### Written request
Give back the full listing verbatim, apart from its images.

### Source material
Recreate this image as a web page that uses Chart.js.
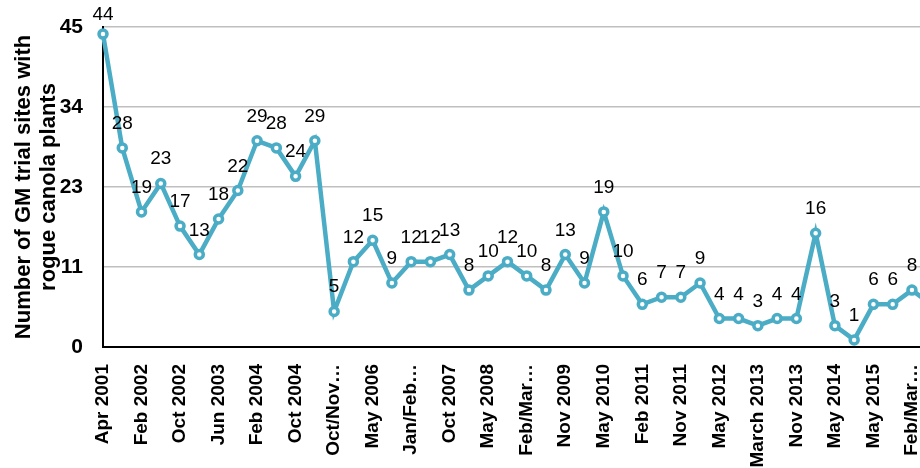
<!DOCTYPE html>
<html>
<head>
<meta charset="utf-8">
<script src="https://cdn.jsdelivr.net/npm/chart.js@4.4.1/dist/chart.umd.min.js"></script>
<style>
    html, body { margin: 0; padding: 0; background: #fff; overflow: hidden; }
    #wrap { position: absolute; left: 0; top: 0; width: 963px; height: 468px; }
</style>
</head>
<body>
<div id="wrap"><canvas id="rogueChart"></canvas></div>
<script>
// survey dates (only every other one is printed on the axis)
const surveyDates = [
    'Apr 2001', '', 'Feb 2002', '', 'Oct 2002', '', 'Jun 2003', '', 'Feb 2004', '',
    'Oct 2004', '', 'Oct/Nov…', '', 'May 2006', '', 'Jan/Feb…', '', 'Oct 2007', '',
    'May 2008', '', 'Feb/Mar…', '', 'Nov 2009', '', 'May 2010', '', 'Feb 2011', '',
    'Nov 2011', '', 'May 2012', '', 'March 2013', '', 'Nov 2013', '', 'May 2014', '',
    'May 2015', '', 'Feb/Mar…', ''
];

// number of GM trial sites with rogue canola plants
const rogueSites = [
    44, 28, 19, 23, 17, 13, 18, 22, 29, 28,
    24, 29, 5, 12, 15, 9, 12, 12, 13, 8,
    10, 12, 10, 8, 13, 9, 19, 10, 6, 7,
    7, 9, 4, 4, 3, 4, 4, 16, 3, 1,
    6, 6, 8, 6
];

const yTicks = [0, 11.25, 22.5, 33.75, 45];

const lineColor = '#4BACC6';
const fontFamily = '"Liberation Sans", Arial, Helvetica, sans-serif';

// value printed above each point
const pointLabels = {
    id: 'pointLabels',
    afterDatasetsDraw(chart) {
        const ctx = chart.ctx;
        const meta = chart.getDatasetMeta(0);
        ctx.save();
        ctx.font = '19px ' + fontFamily;
        ctx.fillStyle = '#000';
        ctx.textAlign = 'center';
        ctx.textBaseline = 'alphabetic';
        meta.data.forEach((pt, i) => {
            ctx.fillText(String(rogueSites[i]), pt.x, Math.max(pt.y - 19, 20));
        });
        ctx.restore();
    }
};

new Chart(document.getElementById('rogueChart'), {
    type: 'line',
    data: {
        labels: surveyDates,
        datasets: [{
            data: rogueSites,
            borderColor: lineColor,
            borderWidth: 4.5,
            pointRadius: 4,
            pointBorderWidth: 3.5,
            pointBorderColor: lineColor,
            pointBackgroundColor: '#fff',
            tension: 0,
            clip: false
        }]
    },
    options: {
        responsive: true,
        maintainAspectRatio: false,
        animation: false,
        layout: { padding: { top: 27, right: 11, left: 0, bottom: 0 } },
        plugins: {
            legend: { display: false },
            tooltip: { enabled: false }
        },
        scales: {
            x: {
                grid: { display: false },
                border: { color: '#000', width: 2 },
                ticks: {
                    autoSkip: false,
                    maxRotation: 90,
                    minRotation: 90,
                    padding: 9,
                    color: '#000',
                    font: { family: fontFamily, size: 19, weight: 'bold' }
                },
                afterFit(scale) { scale.height = 121; }
            },
            y: {
                min: 0,
                max: 45,
                afterBuildTicks(scale) {
                    scale.ticks = yTicks.map(v => ({ value: v }));
                },
                grid: { color: '#bfbfbf', lineWidth: 1.5, drawTicks: false },
                border: { color: '#000', width: 2 },
                ticks: {
                    padding: 20,
                    color: '#000',
                    font: { family: fontFamily, size: 21, weight: 'bold' },
                    callback: v => Math.round(v)
                },
                title: {
                    display: true,
                    text: ['Number of GM trial sites with', 'rogue canola plants'],
                    color: '#000',
                    padding: { top: 11, bottom: 0 },
                    font: { family: fontFamily, size: 22, weight: 'bold', lineHeight: 1.14 }
                },
                afterFit(scale) {
                    scale.width = 103;
                    scale.paddingTop = 0;
                    scale.paddingBottom = 0;
                }
            }
        }
    },
    plugins: [pointLabels]
});
</script>
</body>
</html>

### Exercise result
Recreate this image as a web page that uses Chart.js.
<!DOCTYPE html>
<html>
<head>
<meta charset="utf-8">
<script src="https://cdn.jsdelivr.net/npm/chart.js@4.4.1/dist/chart.umd.min.js"></script>
<style>
    html, body { margin: 0; padding: 0; background: #fff; overflow: hidden; }
    #wrap { position: absolute; left: 0; top: 0; width: 963px; height: 468px; }
</style>
</head>
<body>
<div id="wrap"><canvas id="rogueChart"></canvas></div>
<script>
// survey dates (only every other one is printed on the axis)
const surveyDates = [
    'Apr 2001', '', 'Feb 2002', '', 'Oct 2002', '', 'Jun 2003', '', 'Feb 2004', '',
    'Oct 2004', '', 'Oct/Nov…', '', 'May 2006', '', 'Jan/Feb…', '', 'Oct 2007', '',
    'May 2008', '', 'Feb/Mar…', '', 'Nov 2009', '', 'May 2010', '', 'Feb 2011', '',
    'Nov 2011', '', 'May 2012', '', 'March 2013', '', 'Nov 2013', '', 'May 2014', '',
    'May 2015', '', 'Feb/Mar…', ''
];

// number of GM trial sites with rogue canola plants
const rogueSites = [
    44, 28, 19, 23, 17, 13, 18, 22, 29, 28,
    24, 29, 5, 12, 15, 9, 12, 12, 13, 8,
    10, 12, 10, 8, 13, 9, 19, 10, 6, 7,
    7, 9, 4, 4, 3, 4, 4, 16, 3, 1,
    6, 6, 8, 6
];

const yTicks = [0, 11.25, 22.5, 33.75, 45];

const lineColor = '#4BACC6';
const fontFamily = '"Liberation Sans", Arial, Helvetica, sans-serif';

// value printed above each point
const pointLabels = {
    id: 'pointLabels',
    afterDatasetsDraw(chart) {
        const ctx = chart.ctx;
        const meta = chart.getDatasetMeta(0);
        ctx.save();
        ctx.font = '19px ' + fontFamily;
        ctx.fillStyle = '#000';
        ctx.textAlign = 'center';
        ctx.textBaseline = 'alphabetic';
        meta.data.forEach((pt, i) => {
            ctx.fillText(String(rogueSites[i]), pt.x, Math.max(pt.y - 19, 20));
        });
        ctx.restore();
    }
};

new Chart(document.getElementById('rogueChart'), {
    type: 'line',
    data: {
        labels: surveyDates,
        datasets: [{
            data: rogueSites,
            borderColor: lineColor,
            borderWidth: 4.5,
            pointRadius: 4,
            pointBorderWidth: 3.5,
            pointBorderColor: lineColor,
            pointBackgroundColor: '#fff',
            tension: 0,
            clip: false
        }]
    },
    options: {
        responsive: true,
        maintainAspectRatio: false,
        animation: false,
        layout: { padding: { top: 27, right: 11, left: 0, bottom: 0 } },
        plugins: {
            legend: { display: false },
            tooltip: { enabled: false }
        },
        scales: {
            x: {
                grid: { display: false },
                border: { color: '#000', width: 2 },
                ticks: {
                    autoSkip: false,
                    maxRotation: 90,
                    minRotation: 90,
                    padding: 9,
                    color: '#000',
                    font: { family: fontFamily, size: 19, weight: 'bold' }
                },
                afterFit(scale) { scale.height = 121; }
            },
            y: {
                min: 0,
                max: 45,
                afterBuildTicks(scale) {
                    scale.ticks = yTicks.map(v => ({ value: v }));
                },
                grid: { color: '#bfbfbf', lineWidth: 1.5, drawTicks: false },
                border: { color: '#000', width: 2 },
                ticks: {
                    padding: 20,
                    color: '#000',
                    font: { family: fontFamily, size: 21, weight: 'bold' },
                    callback: v => Math.round(v)
                },
                title: {
                    display: true,
                    text: ['Number of GM trial sites with', 'rogue canola plants'],
                    color: '#000',
                    padding: { top: 11, bottom: 0 },
                    font: { family: fontFamily, size: 22, weight: 'bold', lineHeight: 1.14 }
                },
                afterFit(scale) {
                    scale.width = 103;
                    scale.paddingTop = 0;
                    scale.paddingBottom = 0;
                }
            }
        }
    },
    plugins: [pointLabels]
});
</script>
</body>
</html>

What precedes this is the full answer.